Было бы слишком неблагодарно по отношению к Фрэнсису Бэкону скрупулезно обсуждать и оценивать все его многочисленные соображения о тех или иных научных проблемах, все его предложения поставить та­кие-то эксперименты и осуществить такие-то изобретения. Некоторые из них представляются нам сегодня наивными и несостоятельными, за ними чувствуется и дилетантизм, и скороспелость выводов. Некоторые порождены архаичны­ми, уже канувшими в Лету естественнонаучными и фило­софскими представлениями. И вместе с тем то тут, то там вдруг блеснут догадки такой глубины, как будто они выхва­чены лучом его жадной фантазии не из хаоса еще полусред­невековой науки, а из непосредственного или даже отдален­ного ее будущего. Природа, человек, общество, история, политика, мораль, психология, поэзия — все живо интере­сует его, во всем он хочет обнаружить нечто поучительное, важное и полезное. Самое главное, чтобы люди не дремали, а беспрерывно обращали свое внимание и на природу вещей, и на свою собственную природу, и на использова­ние всех знаний в интересах человечества.

Бэкон верил, что идее его философии суждена не просто долгая жизнь академически признанного и канони­зированного литературного наследия — еще одного мнения среди множества уже изобретенных человечеством.

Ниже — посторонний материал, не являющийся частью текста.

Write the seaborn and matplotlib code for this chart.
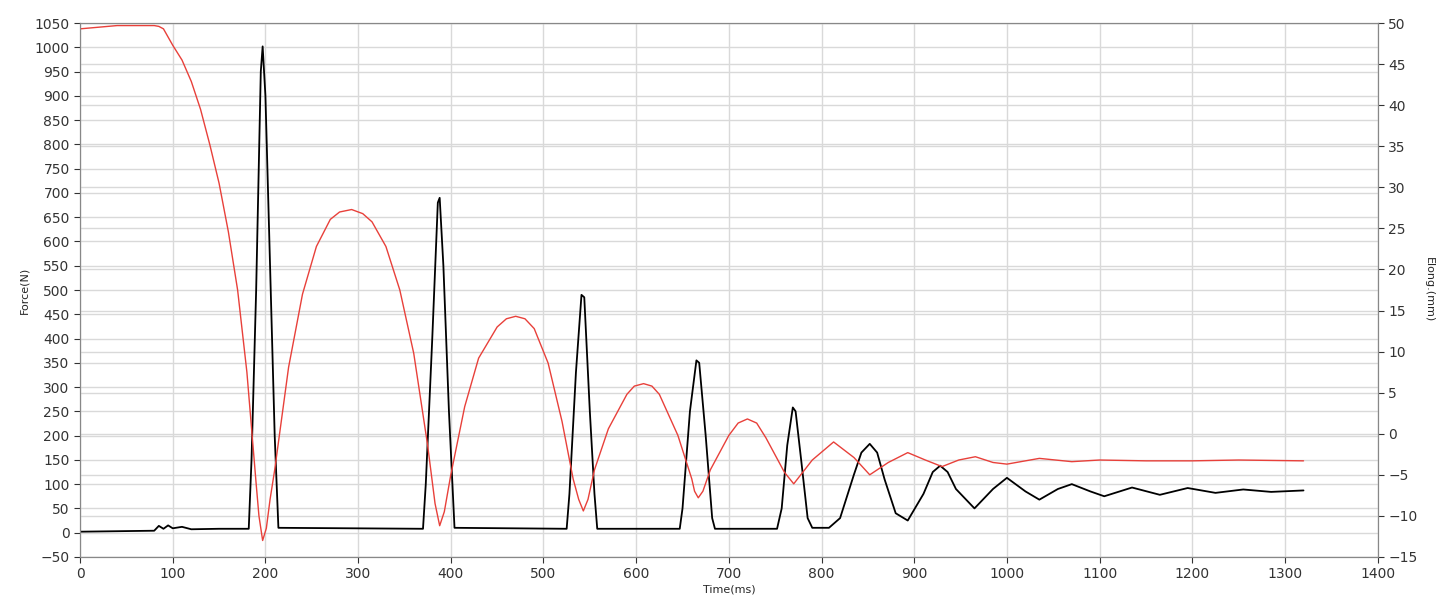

Он считал, что идея эта станет одним из конструктивных принципов самой человеческой жизни, которому «завер­шение даст судьба человеческого рода, причем такое, какое, быть может, при настоящем положении вещей и умов не легко постигнуть или представить» 20. В извест­ном смысле он оказался прав. И сейчас, столетия спустя, мы как бы сызнова осознаем пророческую силу пред­сказания этого герольда новой науки, но к неистощимому бэконовскому оптимизму в сознании нашего современ­ника примешивается и горечь за все перипетии, пере­житые на этом пути в прошлом, и тревога за то, что ожидает нас в будущем. Общественный прогресс не носит такого однолинейного, однонаправленного характера, как это представлялось Фрэнсису Бэкону. Развитие общества определяется не только силами научной мысли и техни­ческого изобретательства. И если Бэкон снисходительно оставлял сферу гражданской жизни, политики и общест­венных наук «ходячим монетам» риторической аргумен­тации, смутных, плохо очерченных понятий и традицион­ного авторитета, то такую установку уже никак не назо­вешь прогрессивной. Критический пафос жадно ищущего истину реформатора здесь сменяла умеренная рекоменда­ция искушенного в государственных делах лорда-канц­лера, и мы, к сожалению, не можем упрекнуть Бэкона в том, что его слова расходились с его делами.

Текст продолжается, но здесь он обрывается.